Aim of the exercise: Copy all of the material word for word, except for the pictures.
......
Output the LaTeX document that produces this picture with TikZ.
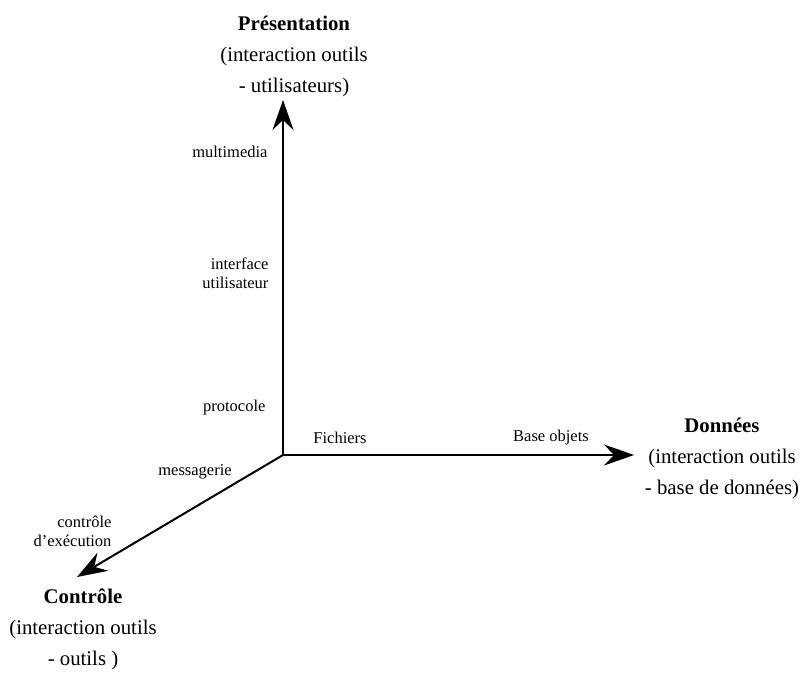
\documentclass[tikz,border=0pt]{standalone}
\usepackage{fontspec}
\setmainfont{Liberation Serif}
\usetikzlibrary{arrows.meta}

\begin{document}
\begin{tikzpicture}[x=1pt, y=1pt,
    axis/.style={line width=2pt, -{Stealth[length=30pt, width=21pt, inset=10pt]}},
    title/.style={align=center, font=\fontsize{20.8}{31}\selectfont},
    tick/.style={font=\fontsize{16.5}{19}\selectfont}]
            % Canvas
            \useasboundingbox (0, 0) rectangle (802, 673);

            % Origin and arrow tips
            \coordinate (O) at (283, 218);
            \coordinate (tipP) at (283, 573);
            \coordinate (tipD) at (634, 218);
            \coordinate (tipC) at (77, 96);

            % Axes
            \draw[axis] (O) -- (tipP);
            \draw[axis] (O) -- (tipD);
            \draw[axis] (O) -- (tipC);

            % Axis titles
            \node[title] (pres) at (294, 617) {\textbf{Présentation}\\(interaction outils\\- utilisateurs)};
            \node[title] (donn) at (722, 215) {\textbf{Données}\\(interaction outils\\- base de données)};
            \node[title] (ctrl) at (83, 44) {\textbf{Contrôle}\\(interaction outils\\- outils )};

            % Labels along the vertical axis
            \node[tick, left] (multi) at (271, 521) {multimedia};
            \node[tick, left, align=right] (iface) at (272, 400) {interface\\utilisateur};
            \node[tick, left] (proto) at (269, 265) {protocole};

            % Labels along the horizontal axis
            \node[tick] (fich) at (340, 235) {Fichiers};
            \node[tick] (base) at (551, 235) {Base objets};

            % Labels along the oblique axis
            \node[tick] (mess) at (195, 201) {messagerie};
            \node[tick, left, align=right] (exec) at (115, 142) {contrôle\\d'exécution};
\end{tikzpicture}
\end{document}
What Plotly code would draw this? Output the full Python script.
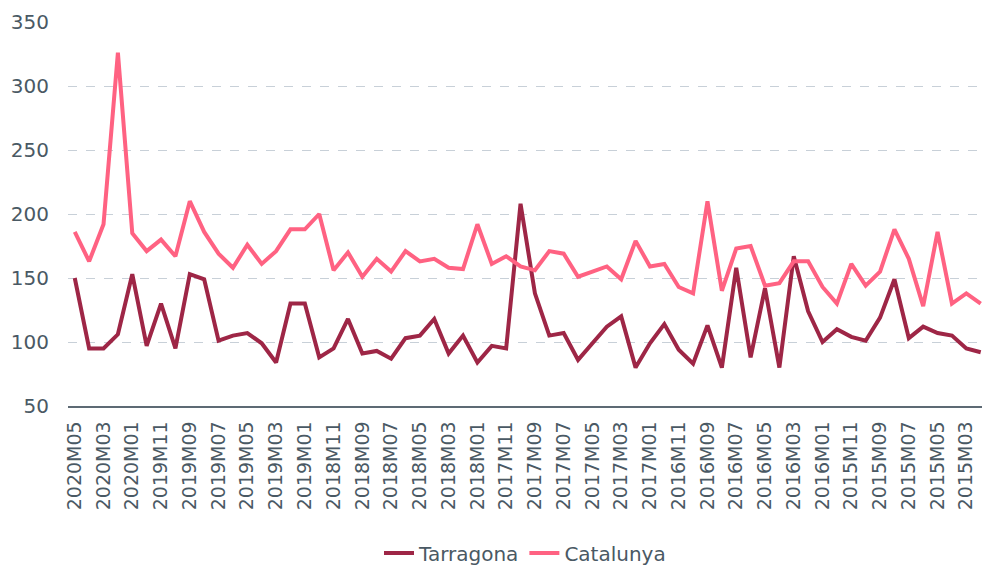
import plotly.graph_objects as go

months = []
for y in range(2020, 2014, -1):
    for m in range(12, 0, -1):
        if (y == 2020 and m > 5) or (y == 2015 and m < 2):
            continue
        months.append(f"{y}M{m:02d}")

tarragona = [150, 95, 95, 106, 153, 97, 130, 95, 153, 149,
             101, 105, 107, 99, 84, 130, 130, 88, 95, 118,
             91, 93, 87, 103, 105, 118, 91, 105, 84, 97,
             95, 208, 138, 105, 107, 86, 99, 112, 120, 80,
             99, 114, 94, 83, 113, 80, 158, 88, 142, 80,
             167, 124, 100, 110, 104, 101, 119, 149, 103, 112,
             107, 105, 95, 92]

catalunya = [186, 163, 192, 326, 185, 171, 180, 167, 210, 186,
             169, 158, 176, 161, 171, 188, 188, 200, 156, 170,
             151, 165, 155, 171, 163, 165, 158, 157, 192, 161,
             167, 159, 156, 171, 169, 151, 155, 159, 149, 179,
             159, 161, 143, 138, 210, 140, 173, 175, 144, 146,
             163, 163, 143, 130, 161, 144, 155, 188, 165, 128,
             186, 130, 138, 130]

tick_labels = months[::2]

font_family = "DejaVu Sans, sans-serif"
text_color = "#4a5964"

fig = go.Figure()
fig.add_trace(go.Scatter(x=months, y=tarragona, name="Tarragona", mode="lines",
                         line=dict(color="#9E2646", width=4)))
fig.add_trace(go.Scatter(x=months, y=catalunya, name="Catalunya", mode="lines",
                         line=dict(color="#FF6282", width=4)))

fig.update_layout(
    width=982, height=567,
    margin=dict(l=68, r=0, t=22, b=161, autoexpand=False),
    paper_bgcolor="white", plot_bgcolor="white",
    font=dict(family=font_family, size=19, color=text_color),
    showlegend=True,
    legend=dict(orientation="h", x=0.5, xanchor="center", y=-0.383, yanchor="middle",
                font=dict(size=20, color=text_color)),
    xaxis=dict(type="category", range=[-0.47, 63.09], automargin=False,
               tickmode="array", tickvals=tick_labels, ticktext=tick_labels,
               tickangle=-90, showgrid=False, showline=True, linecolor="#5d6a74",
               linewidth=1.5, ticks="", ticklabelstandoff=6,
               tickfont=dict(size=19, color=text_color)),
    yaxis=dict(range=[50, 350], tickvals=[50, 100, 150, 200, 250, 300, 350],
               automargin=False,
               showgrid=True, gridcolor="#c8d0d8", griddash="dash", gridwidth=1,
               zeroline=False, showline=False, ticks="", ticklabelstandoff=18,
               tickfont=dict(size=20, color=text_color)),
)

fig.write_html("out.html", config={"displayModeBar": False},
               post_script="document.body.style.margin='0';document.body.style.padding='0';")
......
Output of the task:
Output the LaTeX document that produces this picture with TikZ.
\documentclass[tikz,border=0pt]{standalone}
\usepackage{fontspec}
\setmainfont{Liberation Serif}
\usetikzlibrary{arrows.meta}

\begin{document}
\begin{tikzpicture}[x=1pt, y=1pt,
    axis/.style={line width=2pt, -{Stealth[length=30pt, width=21pt, inset=10pt]}},
    title/.style={align=center, font=\fontsize{20.8}{31}\selectfont},
    tick/.style={font=\fontsize{16.5}{19}\selectfont}]
            % Canvas
            \useasboundingbox (0, 0) rectangle (802, 673);

            % Origin and arrow tips
            \coordinate (O) at (283, 218);
            \coordinate (tipP) at (283, 573);
            \coordinate (tipD) at (634, 218);
            \coordinate (tipC) at (77, 96);

            % Axes
            \draw[axis] (O) -- (tipP);
            \draw[axis] (O) -- (tipD);
            \draw[axis] (O) -- (tipC);

            % Axis titles
            \node[title] (pres) at (294, 617) {\textbf{Présentation}\\(interaction outils\\- utilisateurs)};
            \node[title] (donn) at (722, 215) {\textbf{Données}\\(interaction outils\\- base de données)};
            \node[title] (ctrl) at (83, 44) {\textbf{Contrôle}\\(interaction outils\\- outils )};

            % Labels along the vertical axis
            \node[tick, left] (multi) at (271, 521) {multimedia};
            \node[tick, left, align=right] (iface) at (272, 400) {interface\\utilisateur};
            \node[tick, left] (proto) at (269, 265) {protocole};

            % Labels along the horizontal axis
            \node[tick] (fich) at (340, 235) {Fichiers};
            \node[tick] (base) at (551, 235) {Base objets};

            % Labels along the oblique axis
            \node[tick] (mess) at (195, 201) {messagerie};
            \node[tick, left, align=right] (exec) at (115, 142) {contrôle\\d'exécution};
\end{tikzpicture}
\end{document}
What Plotly code would draw this? Output the full Python script.
import plotly.graph_objects as go

months = []
for y in range(2020, 2014, -1):
    for m in range(12, 0, -1):
        if (y == 2020 and m > 5) or (y == 2015 and m < 2):
            continue
        months.append(f"{y}M{m:02d}")

tarragona = [150, 95, 95, 106, 153, 97, 130, 95, 153, 149,
             101, 105, 107, 99, 84, 130, 130, 88, 95, 118,
             91, 93, 87, 103, 105, 118, 91, 105, 84, 97,
             95, 208, 138, 105, 107, 86, 99, 112, 120, 80,
             99, 114, 94, 83, 113, 80, 158, 88, 142, 80,
             167, 124, 100, 110, 104, 101, 119, 149, 103, 112,
             107, 105, 95, 92]

catalunya = [186, 163, 192, 326, 185, 171, 180, 167, 210, 186,
             169, 158, 176, 161, 171, 188, 188, 200, 156, 170,
             151, 165, 155, 171, 163, 165, 158, 157, 192, 161,
             167, 159, 156, 171, 169, 151, 155, 159, 149, 179,
             159, 161, 143, 138, 210, 140, 173, 175, 144, 146,
             163, 163, 143, 130, 161, 144, 155, 188, 165, 128,
             186, 130, 138, 130]

tick_labels = months[::2]

font_family = "DejaVu Sans, sans-serif"
text_color = "#4a5964"

fig = go.Figure()
fig.add_trace(go.Scatter(x=months, y=tarragona, name="Tarragona", mode="lines",
                         line=dict(color="#9E2646", width=4)))
fig.add_trace(go.Scatter(x=months, y=catalunya, name="Catalunya", mode="lines",
                         line=dict(color="#FF6282", width=4)))

fig.update_layout(
    width=982, height=567,
    margin=dict(l=68, r=0, t=22, b=161, autoexpand=False),
    paper_bgcolor="white", plot_bgcolor="white",
    font=dict(family=font_family, size=19, color=text_color),
    showlegend=True,
    legend=dict(orientation="h", x=0.5, xanchor="center", y=-0.383, yanchor="middle",
                font=dict(size=20, color=text_color)),
    xaxis=dict(type="category", range=[-0.47, 63.09], automargin=False,
               tickmode="array", tickvals=tick_labels, ticktext=tick_labels,
               tickangle=-90, showgrid=False, showline=True, linecolor="#5d6a74",
               linewidth=1.5, ticks="", ticklabelstandoff=6,
               tickfont=dict(size=19, color=text_color)),
    yaxis=dict(range=[50, 350], tickvals=[50, 100, 150, 200, 250, 300, 350],
               automargin=False,
               showgrid=True, gridcolor="#c8d0d8", griddash="dash", gridwidth=1,
               zeroline=False, showline=False, ticks="", ticklabelstandoff=18,
               tickfont=dict(size=20, color=text_color)),
)

fig.write_html("out.html", config={"displayModeBar": False},
               post_script="document.body.style.margin='0';document.body.style.padding='0';")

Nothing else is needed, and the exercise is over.